Filter-tipped cigarettes are normally produced from double cigarettes, each formed by rolling a gummed strip of paper material about a group consisting of two cigarette portions separated axially by a filter twice as long as that of a finished filter-tipped cigarette.
The strips are normally rolled about said groups by means of a rolling device to which the groups are normally fed by an input roller with a number of peripheral seats. Each seat receives and retains by suction both a respective group, and a respective gummed strip with one end connected to the group, along a generating line of the group opposite the seat, and projecting rearwards from the group in relation to the rotation direction of the input roller.
U.S. Pat. No. 4,848,371 relates to a so-called "multiple-channel" rolling method.
Here and hereinafter, the term "multiple-channel rolling" is intended to mean a rolling method whereby each group is fed to a respective transfer conveyor by which it is fed along a respective rolling channel in turn traveling along a given path.
More specifically, as described in U.S. Pat. No. 4,848,371, the input roller transfers the groups successively to a central rolling device or drum substantially tangent to the input roller at a loading station, and rotating, at a first given speed equal, at the loading station, to that of the input roller, about an axis parallel to the rotation axis of the input roller. The central drum comprises a ring of peripheral transfer rollers, each mounted on the drum so as to rotate, in relation to the drum, about a respective axis parallel to the rotation axis of the drum, and so as to define, with a peripheral portion of the drum, a respective rolling channel moving at said first speed along a circular path. Each transfer roller presents a respective peripheral seat which, by virtue of the central drum and the respective transfer roller rotating about their respective axes, travels through the loading station together with and at the same speed as a corresponding seat on the input roller, and is supplied by the input roller with a respective group and strip, which it feeds along said respective rolling channel. At the end of the rolling operation, said seat receives the newly formed double cigarette and, in the same way as for pickup but in reverse, transfers it to a seat on an output roller.

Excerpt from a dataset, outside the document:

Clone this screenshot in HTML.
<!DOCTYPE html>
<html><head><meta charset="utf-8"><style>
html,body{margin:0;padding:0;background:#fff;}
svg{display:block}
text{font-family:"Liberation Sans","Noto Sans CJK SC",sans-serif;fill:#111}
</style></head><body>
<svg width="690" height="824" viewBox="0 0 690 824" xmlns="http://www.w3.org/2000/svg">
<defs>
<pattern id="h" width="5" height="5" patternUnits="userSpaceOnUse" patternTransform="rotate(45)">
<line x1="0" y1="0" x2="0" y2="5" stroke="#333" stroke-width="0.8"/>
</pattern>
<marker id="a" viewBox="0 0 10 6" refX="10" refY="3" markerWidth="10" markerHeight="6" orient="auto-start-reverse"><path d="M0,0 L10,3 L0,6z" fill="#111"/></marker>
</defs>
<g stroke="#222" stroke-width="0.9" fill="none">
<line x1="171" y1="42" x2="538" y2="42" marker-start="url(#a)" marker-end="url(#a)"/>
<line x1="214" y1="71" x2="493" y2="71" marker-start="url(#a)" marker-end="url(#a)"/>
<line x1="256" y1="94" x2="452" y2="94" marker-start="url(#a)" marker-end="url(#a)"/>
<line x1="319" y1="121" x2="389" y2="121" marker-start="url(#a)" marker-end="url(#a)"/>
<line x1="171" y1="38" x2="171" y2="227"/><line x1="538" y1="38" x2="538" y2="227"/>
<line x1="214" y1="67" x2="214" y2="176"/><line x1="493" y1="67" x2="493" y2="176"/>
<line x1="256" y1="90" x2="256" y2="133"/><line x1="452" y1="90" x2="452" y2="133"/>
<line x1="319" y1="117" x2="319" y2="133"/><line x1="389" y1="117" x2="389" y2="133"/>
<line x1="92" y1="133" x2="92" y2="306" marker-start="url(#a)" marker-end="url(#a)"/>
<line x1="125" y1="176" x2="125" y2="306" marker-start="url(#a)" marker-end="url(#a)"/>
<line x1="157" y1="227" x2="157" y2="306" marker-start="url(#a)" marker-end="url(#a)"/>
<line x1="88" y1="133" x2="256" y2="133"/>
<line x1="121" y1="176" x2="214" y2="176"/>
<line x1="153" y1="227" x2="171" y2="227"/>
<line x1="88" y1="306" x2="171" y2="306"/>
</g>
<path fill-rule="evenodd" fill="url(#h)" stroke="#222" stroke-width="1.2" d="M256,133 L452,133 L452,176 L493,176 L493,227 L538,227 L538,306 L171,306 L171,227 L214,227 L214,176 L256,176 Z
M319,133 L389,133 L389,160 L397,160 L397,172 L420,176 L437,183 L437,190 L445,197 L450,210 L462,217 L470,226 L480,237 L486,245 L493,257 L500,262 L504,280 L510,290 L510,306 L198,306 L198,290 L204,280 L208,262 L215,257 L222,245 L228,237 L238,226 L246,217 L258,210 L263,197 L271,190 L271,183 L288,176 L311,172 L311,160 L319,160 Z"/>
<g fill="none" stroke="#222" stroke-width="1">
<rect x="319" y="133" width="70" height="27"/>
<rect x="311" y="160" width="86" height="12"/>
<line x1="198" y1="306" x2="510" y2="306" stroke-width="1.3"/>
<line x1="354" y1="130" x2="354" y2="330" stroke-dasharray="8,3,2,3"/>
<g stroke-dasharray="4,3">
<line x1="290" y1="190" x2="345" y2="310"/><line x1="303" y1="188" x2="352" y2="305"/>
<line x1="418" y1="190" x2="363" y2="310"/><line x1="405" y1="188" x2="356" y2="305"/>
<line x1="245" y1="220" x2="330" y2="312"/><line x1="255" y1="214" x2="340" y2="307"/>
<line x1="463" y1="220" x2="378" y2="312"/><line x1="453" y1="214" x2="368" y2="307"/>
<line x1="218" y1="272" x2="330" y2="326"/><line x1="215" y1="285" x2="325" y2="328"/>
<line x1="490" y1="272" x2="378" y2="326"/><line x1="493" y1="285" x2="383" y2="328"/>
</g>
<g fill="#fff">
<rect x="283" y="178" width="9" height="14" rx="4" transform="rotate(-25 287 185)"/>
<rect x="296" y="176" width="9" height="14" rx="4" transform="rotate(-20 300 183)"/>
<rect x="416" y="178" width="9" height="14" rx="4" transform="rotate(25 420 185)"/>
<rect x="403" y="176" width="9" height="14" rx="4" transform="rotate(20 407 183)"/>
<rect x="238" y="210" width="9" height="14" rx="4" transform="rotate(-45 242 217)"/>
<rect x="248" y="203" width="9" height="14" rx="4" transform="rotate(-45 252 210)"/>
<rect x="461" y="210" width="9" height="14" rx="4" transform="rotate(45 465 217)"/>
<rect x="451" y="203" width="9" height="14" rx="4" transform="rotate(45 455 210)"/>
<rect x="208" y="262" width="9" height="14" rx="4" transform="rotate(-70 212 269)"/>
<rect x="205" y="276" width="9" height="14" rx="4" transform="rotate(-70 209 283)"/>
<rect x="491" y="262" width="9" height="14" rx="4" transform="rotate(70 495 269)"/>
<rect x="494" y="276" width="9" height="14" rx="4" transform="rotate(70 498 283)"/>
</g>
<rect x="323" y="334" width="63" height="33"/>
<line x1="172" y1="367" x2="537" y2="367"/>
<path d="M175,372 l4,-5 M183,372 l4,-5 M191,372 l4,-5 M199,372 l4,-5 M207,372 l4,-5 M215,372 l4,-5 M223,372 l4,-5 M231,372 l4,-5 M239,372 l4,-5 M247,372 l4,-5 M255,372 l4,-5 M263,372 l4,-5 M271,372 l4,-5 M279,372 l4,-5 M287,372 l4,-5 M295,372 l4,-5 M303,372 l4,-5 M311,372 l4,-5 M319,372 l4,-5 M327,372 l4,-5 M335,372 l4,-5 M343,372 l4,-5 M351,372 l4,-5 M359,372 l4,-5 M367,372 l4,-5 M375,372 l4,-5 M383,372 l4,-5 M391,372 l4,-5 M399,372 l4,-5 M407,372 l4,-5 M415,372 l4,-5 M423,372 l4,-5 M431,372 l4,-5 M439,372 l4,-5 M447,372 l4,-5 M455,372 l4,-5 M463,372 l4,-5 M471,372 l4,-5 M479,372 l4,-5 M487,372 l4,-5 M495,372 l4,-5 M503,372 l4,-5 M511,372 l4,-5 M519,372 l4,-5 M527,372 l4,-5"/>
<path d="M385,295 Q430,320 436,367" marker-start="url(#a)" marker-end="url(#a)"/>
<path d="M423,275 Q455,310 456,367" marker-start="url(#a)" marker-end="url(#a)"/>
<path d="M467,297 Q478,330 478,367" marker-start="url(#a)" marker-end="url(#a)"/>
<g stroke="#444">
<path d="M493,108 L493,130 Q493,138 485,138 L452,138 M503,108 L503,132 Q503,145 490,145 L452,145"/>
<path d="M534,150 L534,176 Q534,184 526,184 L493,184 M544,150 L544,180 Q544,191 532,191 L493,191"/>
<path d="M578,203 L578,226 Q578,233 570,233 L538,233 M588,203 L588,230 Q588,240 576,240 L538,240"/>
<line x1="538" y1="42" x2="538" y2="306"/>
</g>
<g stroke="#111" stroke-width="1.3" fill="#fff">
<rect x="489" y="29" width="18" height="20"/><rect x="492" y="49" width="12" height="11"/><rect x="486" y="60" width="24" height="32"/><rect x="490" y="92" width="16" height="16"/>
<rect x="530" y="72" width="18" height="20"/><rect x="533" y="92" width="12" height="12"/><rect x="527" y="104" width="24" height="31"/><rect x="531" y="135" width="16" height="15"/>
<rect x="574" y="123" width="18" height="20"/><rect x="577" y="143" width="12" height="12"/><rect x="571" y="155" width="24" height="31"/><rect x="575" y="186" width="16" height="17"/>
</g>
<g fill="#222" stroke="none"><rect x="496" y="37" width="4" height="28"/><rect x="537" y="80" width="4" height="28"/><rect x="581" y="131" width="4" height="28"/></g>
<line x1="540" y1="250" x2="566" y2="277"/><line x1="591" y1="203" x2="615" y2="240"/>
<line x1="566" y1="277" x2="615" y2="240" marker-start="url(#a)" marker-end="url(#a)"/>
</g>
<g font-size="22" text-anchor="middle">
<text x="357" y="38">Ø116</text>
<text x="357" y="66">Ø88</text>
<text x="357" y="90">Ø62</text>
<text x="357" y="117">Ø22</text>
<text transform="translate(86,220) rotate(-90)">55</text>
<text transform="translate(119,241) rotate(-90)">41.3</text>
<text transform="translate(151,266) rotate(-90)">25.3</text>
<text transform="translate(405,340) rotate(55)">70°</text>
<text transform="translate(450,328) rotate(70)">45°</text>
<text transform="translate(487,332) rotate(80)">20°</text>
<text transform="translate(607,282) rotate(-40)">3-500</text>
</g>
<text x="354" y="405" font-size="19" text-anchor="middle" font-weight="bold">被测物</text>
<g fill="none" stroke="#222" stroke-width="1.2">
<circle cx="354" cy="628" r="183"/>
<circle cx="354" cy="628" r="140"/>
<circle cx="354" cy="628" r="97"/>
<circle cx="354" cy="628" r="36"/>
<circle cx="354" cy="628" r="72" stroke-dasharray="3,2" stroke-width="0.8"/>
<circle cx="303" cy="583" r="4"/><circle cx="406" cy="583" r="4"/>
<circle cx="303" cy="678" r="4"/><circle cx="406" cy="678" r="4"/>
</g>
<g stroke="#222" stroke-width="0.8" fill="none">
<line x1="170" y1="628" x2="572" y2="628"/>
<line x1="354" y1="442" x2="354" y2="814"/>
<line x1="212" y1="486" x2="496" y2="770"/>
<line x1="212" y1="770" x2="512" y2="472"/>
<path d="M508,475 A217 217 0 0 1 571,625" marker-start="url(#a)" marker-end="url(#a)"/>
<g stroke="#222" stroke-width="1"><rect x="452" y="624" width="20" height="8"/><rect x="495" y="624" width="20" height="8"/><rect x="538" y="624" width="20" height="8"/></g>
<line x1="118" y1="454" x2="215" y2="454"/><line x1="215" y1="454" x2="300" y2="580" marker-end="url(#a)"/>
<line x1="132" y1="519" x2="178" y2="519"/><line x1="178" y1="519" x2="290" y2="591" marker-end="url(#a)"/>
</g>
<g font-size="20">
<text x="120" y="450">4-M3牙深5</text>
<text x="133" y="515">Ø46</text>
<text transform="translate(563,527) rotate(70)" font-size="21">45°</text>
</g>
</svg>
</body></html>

The advantages of multiple-channel as compared with standard single-channel rolling are considerable in that the multiple channels not only provide for rendering rolling speed substantially independent of the traveling speed of the cigarettes, thus enabling faster production speeds, but also prevent total stoppage of the machine in the event of a cigarette being damaged inside the rolling channel.
One drawback of multiple-channel rolling, however, poses problems in the case of applications involving production speeds over and above a given limit. In fact, as a consequence of the manner, described above, in which each group and respective strip on the input roller are presented at the loading station, the group is transferred to the seat on the respective transfer roller with the strip facing the latter seat and extending rearwards in relation to the traveling direction of the central drum.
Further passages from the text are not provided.